## Begin DATASET EXTRACT
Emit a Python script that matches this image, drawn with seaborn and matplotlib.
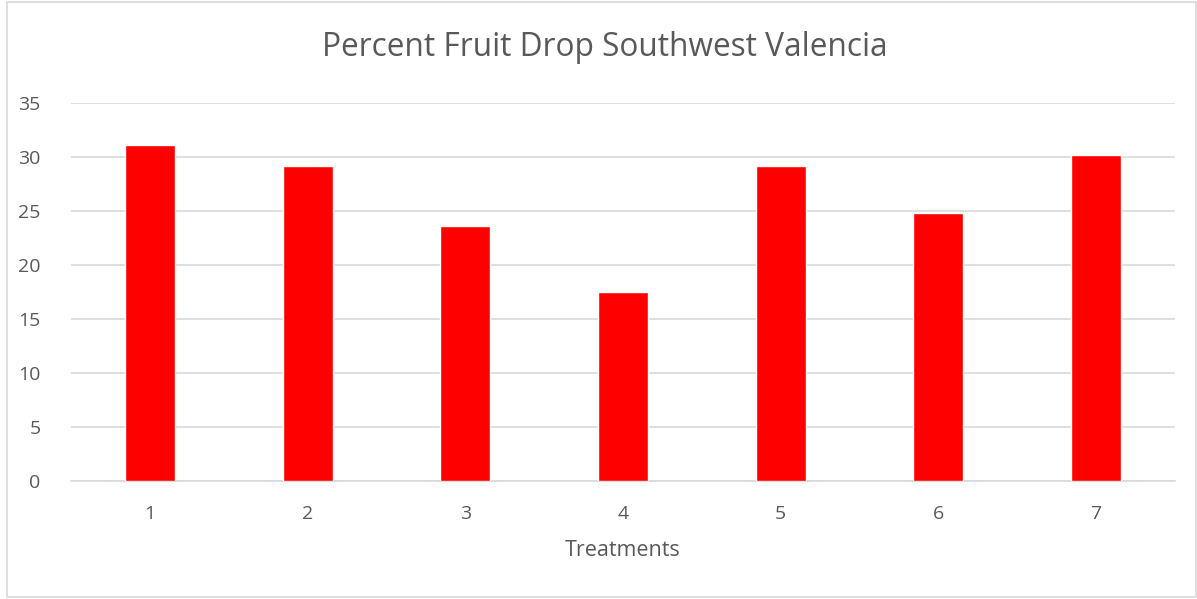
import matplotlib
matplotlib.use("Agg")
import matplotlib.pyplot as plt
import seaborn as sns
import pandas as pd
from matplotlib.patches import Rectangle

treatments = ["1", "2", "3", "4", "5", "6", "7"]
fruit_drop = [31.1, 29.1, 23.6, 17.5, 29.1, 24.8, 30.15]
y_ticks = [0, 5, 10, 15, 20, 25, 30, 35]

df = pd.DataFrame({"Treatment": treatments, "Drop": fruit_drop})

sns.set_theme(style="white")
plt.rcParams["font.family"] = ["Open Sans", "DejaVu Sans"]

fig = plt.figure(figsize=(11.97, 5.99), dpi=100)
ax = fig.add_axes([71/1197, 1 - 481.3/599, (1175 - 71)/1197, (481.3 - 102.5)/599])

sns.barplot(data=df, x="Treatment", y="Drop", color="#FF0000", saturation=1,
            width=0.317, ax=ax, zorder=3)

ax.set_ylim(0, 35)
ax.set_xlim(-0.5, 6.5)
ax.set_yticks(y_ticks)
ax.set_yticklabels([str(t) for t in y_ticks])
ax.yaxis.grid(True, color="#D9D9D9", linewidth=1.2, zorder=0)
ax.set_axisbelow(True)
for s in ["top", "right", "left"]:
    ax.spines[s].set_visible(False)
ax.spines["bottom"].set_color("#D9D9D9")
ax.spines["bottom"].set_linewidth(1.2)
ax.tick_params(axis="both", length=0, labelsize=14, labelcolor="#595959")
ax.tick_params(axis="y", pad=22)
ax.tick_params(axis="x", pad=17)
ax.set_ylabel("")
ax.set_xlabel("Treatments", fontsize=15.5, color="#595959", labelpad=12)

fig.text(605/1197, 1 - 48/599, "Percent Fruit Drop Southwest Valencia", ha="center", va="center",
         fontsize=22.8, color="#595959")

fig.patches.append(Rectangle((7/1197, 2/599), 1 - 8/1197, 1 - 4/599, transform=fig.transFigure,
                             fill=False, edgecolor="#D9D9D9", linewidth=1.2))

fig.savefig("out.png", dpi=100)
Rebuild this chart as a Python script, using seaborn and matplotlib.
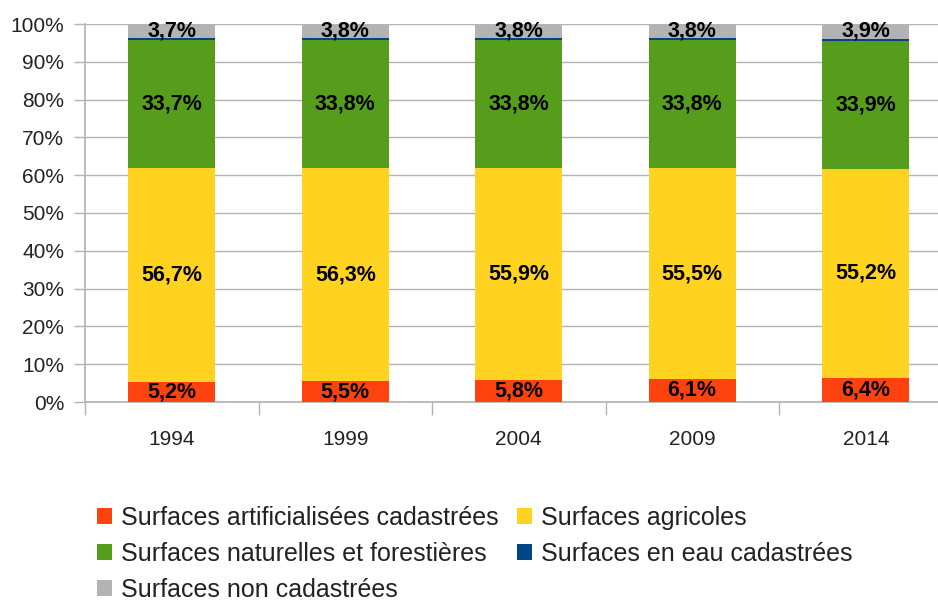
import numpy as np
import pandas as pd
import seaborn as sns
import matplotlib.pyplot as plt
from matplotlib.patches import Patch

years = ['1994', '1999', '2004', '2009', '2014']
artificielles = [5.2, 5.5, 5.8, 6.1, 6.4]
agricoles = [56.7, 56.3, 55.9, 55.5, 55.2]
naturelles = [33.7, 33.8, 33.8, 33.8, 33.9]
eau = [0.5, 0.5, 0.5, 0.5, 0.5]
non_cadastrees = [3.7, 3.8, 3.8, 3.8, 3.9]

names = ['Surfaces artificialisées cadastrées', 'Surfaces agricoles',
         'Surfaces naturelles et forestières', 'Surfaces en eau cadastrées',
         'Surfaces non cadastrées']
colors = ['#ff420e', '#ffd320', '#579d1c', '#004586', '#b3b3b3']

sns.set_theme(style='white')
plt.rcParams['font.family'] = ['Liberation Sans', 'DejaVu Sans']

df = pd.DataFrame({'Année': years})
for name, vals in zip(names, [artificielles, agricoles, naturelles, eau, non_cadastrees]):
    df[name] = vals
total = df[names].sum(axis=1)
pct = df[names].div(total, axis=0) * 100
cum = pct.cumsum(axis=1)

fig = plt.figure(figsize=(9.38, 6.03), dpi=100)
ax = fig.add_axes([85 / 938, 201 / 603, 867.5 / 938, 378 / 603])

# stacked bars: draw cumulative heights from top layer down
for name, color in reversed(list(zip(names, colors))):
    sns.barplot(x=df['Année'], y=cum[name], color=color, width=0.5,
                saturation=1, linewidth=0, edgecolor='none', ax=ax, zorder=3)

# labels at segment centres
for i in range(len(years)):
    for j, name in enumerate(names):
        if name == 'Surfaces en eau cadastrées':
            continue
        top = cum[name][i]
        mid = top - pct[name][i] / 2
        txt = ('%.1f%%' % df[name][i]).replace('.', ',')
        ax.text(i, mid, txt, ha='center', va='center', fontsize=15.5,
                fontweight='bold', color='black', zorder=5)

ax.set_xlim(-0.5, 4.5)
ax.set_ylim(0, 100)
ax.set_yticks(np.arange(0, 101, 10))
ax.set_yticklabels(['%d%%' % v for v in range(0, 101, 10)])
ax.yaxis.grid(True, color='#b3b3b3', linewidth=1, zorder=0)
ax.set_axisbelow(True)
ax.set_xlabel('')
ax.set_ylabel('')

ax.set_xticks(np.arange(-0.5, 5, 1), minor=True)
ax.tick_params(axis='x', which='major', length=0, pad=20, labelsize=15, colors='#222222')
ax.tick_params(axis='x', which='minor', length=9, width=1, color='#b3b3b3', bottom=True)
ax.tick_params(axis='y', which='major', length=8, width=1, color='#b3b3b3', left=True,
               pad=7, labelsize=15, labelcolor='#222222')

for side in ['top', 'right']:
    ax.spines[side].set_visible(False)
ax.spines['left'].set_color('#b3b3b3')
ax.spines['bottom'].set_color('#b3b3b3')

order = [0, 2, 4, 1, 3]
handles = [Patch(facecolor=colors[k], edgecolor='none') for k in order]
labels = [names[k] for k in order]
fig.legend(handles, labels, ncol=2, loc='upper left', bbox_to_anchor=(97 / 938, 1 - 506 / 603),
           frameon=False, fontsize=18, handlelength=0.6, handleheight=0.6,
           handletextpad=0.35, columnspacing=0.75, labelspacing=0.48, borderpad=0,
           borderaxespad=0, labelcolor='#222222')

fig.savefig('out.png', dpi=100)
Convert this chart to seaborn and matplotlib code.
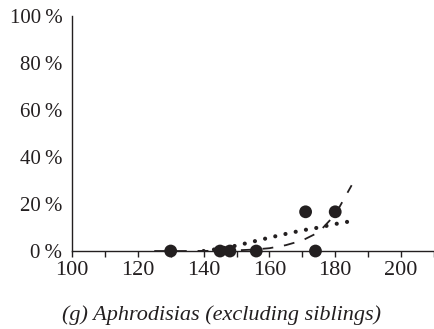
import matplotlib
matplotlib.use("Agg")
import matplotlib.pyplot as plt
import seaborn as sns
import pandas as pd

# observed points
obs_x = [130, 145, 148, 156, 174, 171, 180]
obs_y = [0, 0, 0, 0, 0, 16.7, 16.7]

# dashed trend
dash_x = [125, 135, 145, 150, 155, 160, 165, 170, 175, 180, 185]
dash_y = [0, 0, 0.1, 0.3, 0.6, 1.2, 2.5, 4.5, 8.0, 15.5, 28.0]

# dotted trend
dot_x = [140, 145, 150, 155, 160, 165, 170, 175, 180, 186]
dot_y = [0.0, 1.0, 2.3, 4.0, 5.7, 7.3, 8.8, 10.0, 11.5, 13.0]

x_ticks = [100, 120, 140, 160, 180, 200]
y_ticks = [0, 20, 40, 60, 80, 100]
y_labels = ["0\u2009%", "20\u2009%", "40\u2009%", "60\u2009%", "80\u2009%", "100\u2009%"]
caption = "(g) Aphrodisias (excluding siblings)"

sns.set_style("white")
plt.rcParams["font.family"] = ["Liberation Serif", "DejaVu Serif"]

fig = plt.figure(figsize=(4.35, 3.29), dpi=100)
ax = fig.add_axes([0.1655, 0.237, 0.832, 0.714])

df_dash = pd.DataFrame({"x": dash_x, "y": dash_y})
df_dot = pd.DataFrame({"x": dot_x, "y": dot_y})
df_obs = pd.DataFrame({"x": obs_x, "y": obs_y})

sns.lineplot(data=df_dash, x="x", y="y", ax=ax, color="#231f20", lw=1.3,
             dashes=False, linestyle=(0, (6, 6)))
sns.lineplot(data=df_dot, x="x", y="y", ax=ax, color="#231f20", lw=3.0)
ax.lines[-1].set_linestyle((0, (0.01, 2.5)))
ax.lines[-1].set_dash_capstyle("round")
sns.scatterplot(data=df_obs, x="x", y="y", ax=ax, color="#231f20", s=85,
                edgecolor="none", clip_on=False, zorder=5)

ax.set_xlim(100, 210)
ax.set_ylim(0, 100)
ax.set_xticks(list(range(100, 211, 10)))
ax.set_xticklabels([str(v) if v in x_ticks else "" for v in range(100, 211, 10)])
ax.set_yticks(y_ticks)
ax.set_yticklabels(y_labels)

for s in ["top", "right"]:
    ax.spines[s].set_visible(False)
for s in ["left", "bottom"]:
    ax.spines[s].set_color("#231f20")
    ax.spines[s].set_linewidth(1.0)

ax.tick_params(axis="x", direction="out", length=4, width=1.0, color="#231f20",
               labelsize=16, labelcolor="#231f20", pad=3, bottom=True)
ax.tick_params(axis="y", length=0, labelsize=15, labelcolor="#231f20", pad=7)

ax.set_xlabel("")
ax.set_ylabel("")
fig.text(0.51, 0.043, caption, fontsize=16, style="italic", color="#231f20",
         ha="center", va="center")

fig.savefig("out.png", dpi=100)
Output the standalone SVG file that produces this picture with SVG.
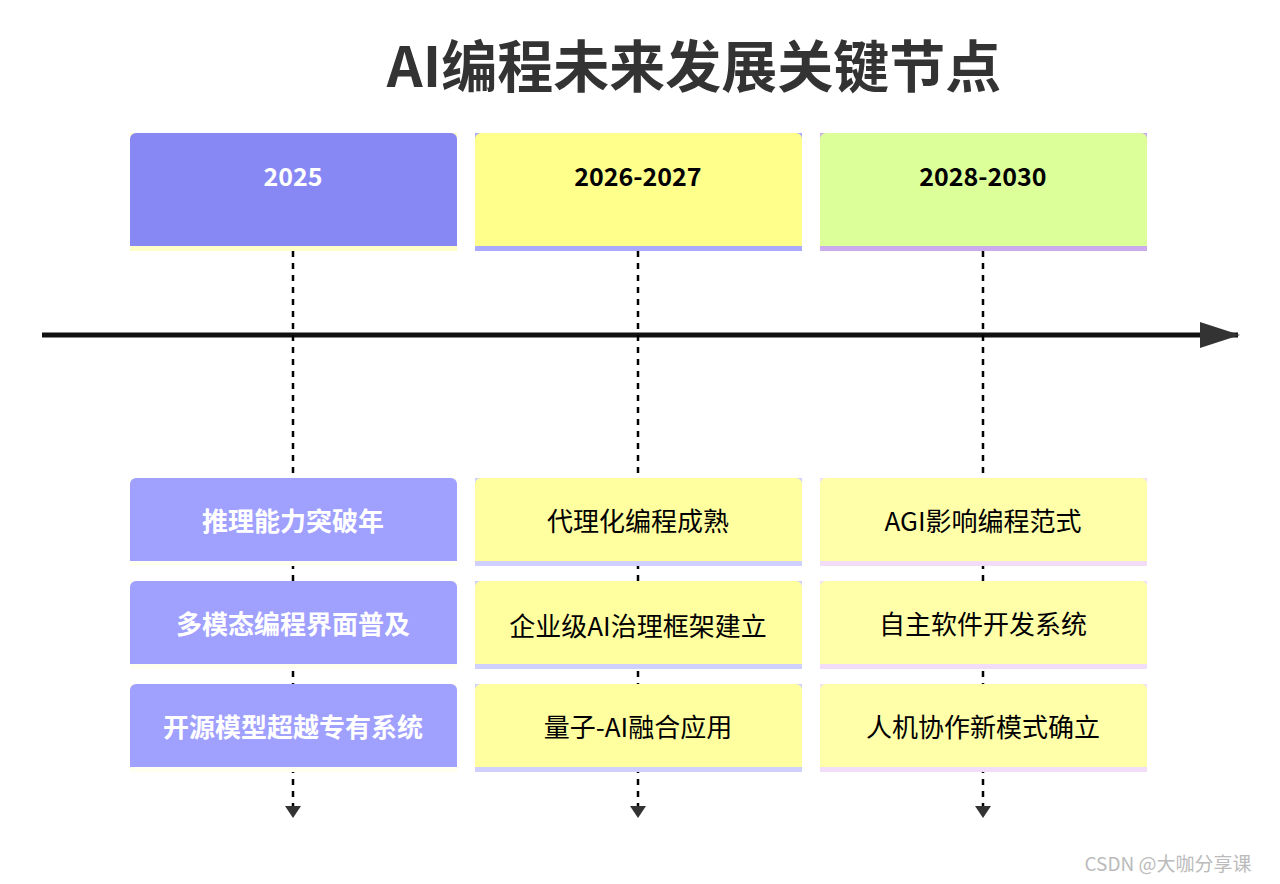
## End DATASET EXTRACT
Nothing but the lines from the one containing "Rebuild this chart" through the one containing "colors = ['#ff420e', '#ffd320', '#579d1c', '#004586', '#b3b3b3']" should appear in your copy, exactly as written and without pictures.

• **EXERCISE OUTPUT**:
Rebuild this chart as a Python script, using seaborn and matplotlib.
import numpy as np
import pandas as pd
import seaborn as sns
import matplotlib.pyplot as plt
from matplotlib.patches import Patch

years = ['1994', '1999', '2004', '2009', '2014']
artificielles = [5.2, 5.5, 5.8, 6.1, 6.4]
agricoles = [56.7, 56.3, 55.9, 55.5, 55.2]
naturelles = [33.7, 33.8, 33.8, 33.8, 33.9]
eau = [0.5, 0.5, 0.5, 0.5, 0.5]
non_cadastrees = [3.7, 3.8, 3.8, 3.8, 3.9]

names = ['Surfaces artificialisées cadastrées', 'Surfaces agricoles',
         'Surfaces naturelles et forestières', 'Surfaces en eau cadastrées',
         'Surfaces non cadastrées']
colors = ['#ff420e', '#ffd320', '#579d1c', '#004586', '#b3b3b3']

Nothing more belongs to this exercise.